Pathoma - Lung Cancer Flashcards
Most common cause of cancer mortality in the United States and when it hits
Lung Cancer, usually in your 60s
Key risk factors for Lung CA
- Cigarette smoke
- Radon
- Asbestos
What is the most dangerous part of smoking in regards to cancer?

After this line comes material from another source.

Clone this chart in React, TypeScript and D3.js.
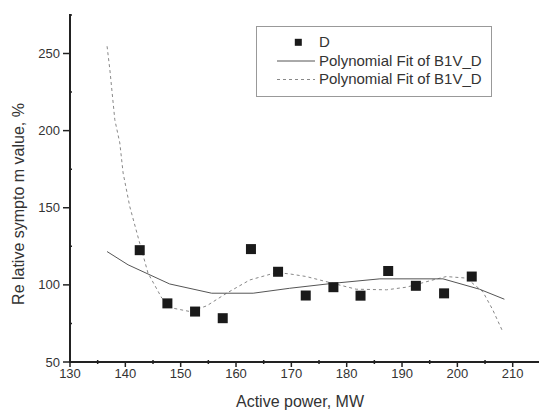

Polycyclic Hydrocarbons - very oncogenic
“Coin Lesion” and what we do next
Solitary nodule 2 - 5cm that leads you to compare that Xray to other ones to see if there is change. Change indicates possible Lung CA, meaning biopsy next
Benign lesion examples
Granuloma - Often due to TB or a fungus
Bronchial hamartoma - Often calcified on imaging
What is a hamartoma?
Benign tumor made of tissue in that area that is just disorganized
Bronchial hamartoma made of what?
Lung tissue and cartilage
Division of cancer types within Lung CA
Small cell carcinoma (15%)
Non-small cell (85%)
Treatment for non-small cell vs. small cell
Small cell = Radiation therapy to treat
Non small cell = surgical resection that does not respond to radiation
Major subtypes of non-small cell carcinoma
Adenocarcinoma - 40%
Squamos cell carcinoma - 30%
Large cell carcinoma - 10%
Carcinoid tumor - 5%
Adenocarcinoma
Gland affected or mucous production from cancer cells
Squamos cell carcinoma
keratin involved or bridges intracellularly
What cells do we call large cell carcinomas?
Don’t see glands, mucin, keratin pearls or bridges
Small cell carcinoma characteristic histology
Poorly differentiated small cells. Arises from neuroendocrine (Kultchitsky) cells
Bronchioalveolar carinoma histology
Columnar cells that grow along preexisting bronchioles and alveoli.